26 novembro 2006

MEMÓRIAS SOLTAS

Meu padrinho Arsênio Carniello chamou-me e pediu-me para ir ajudá-lo na colheita de arroz. Não posso, respondi, vou trabalhar na colheita de arroz no sítio do senhor Gumercindo. Tá bom, respondeu-me, dando de ombros, como se percebesse que algo daria errado. O dinheiro que o senhor Gumercindo me pagaria, seria utilizado para comprar entrada para a matinéé, onde iria passar mais um capítulo do Flash Gordon. No dia combinado lá fui eu para o sítio do senhor Giumercindo, às 5:30 da manhã, junto com dois vizinhos. O mais velho de nós três tinha 12 anos. Eu apenas 10. Chegamos lá no sítio e o senhor Gumercindo já estava esperando, com a esposa e a filha, que tinha a mesma idade minha. Foi um dia duro de trabalho, as costas doíam a noite. As mãos mal conseguim fechar. A pele doía devido ao sol. No outro dia a mesma coisa, muito trabalho, sol, dor. Acabamos no final do segundo dia. Passamos pelo sítio do senhor Gumercindo para receber.
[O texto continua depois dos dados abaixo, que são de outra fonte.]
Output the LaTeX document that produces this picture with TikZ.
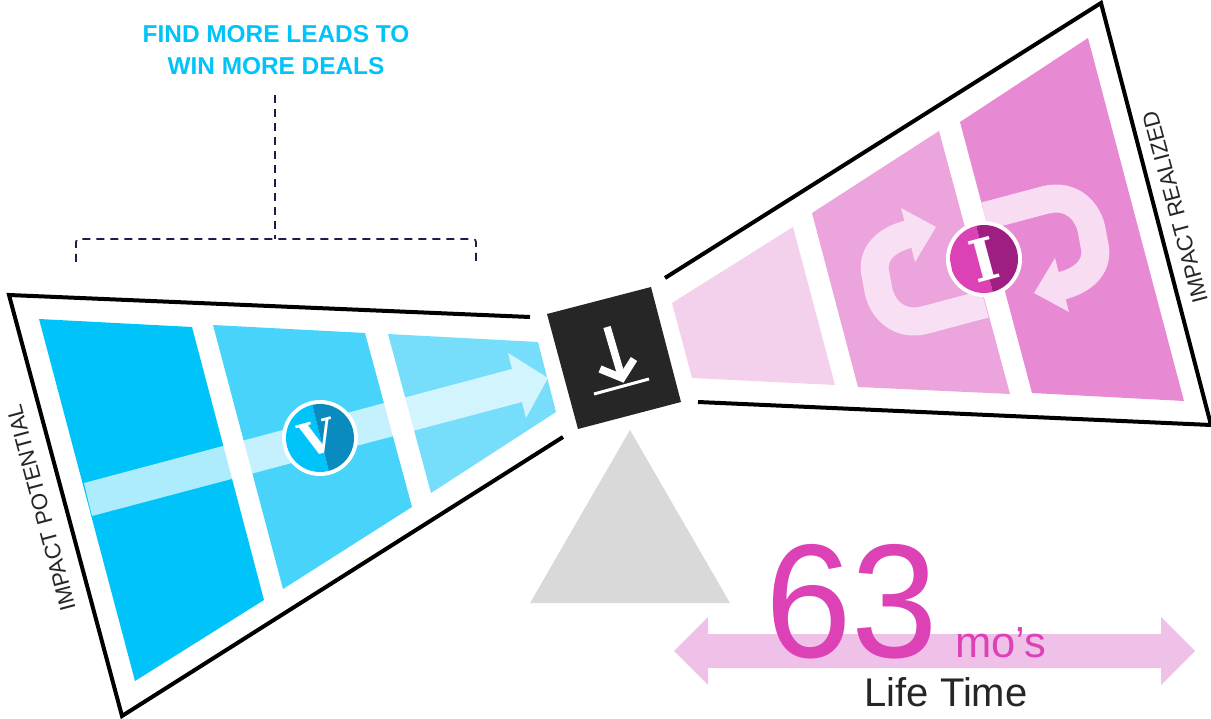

Ele sentou-se na escada da casa e não falava nada de pagamento. O menino mais velho resolveu cobrar. O senhor Gumercindo olhou calmamente para ele e pediu que voltássemos no sábado para receber. Mal podia esperar pelo sábado. Logo cedinho lá vomos nós. A filha do senhor Gumercindo foi chamá-lo lá no fundo do quintal. Chegou bem perto de nós e perguntou se tínhamos ido receber pelo trabalho. Todos os três em uníssono: sim !!!! E ele: O pagamento fica por conta das melâncias que vocês roubaram do meu cafezal. Foi um choque. Comecei chorar ali mesmo. As lágrimas desciam molhando o rosto. A filha dele que estava logo atrás começou chorar compulsivamente. Nada adiantou, ele a puxou pelo braço e perderam dentro do casarão. Nem fui para casa, passei direto e fui para a casa do meu padrinho Arsênio. Fiquei sentado todo sisudo numa cadeira no canto da sala. E ele: O que foi Rube ?? Contei toda a história. E ele todo durão: Bem feito ! A madrinha que a tudo ouvia, depois de um tempo levantou-se, foi até o quarto, abriu uma caixa de papelão, juntou algumas moedas, contou, trouxe até a sala e me entregou-as. Pode ir no cinema amanhã, disse determinada. O padrinho não disse uma palavra, ficou ali olhando de canto de olho e tirando umas baforadas do cigarro de palha.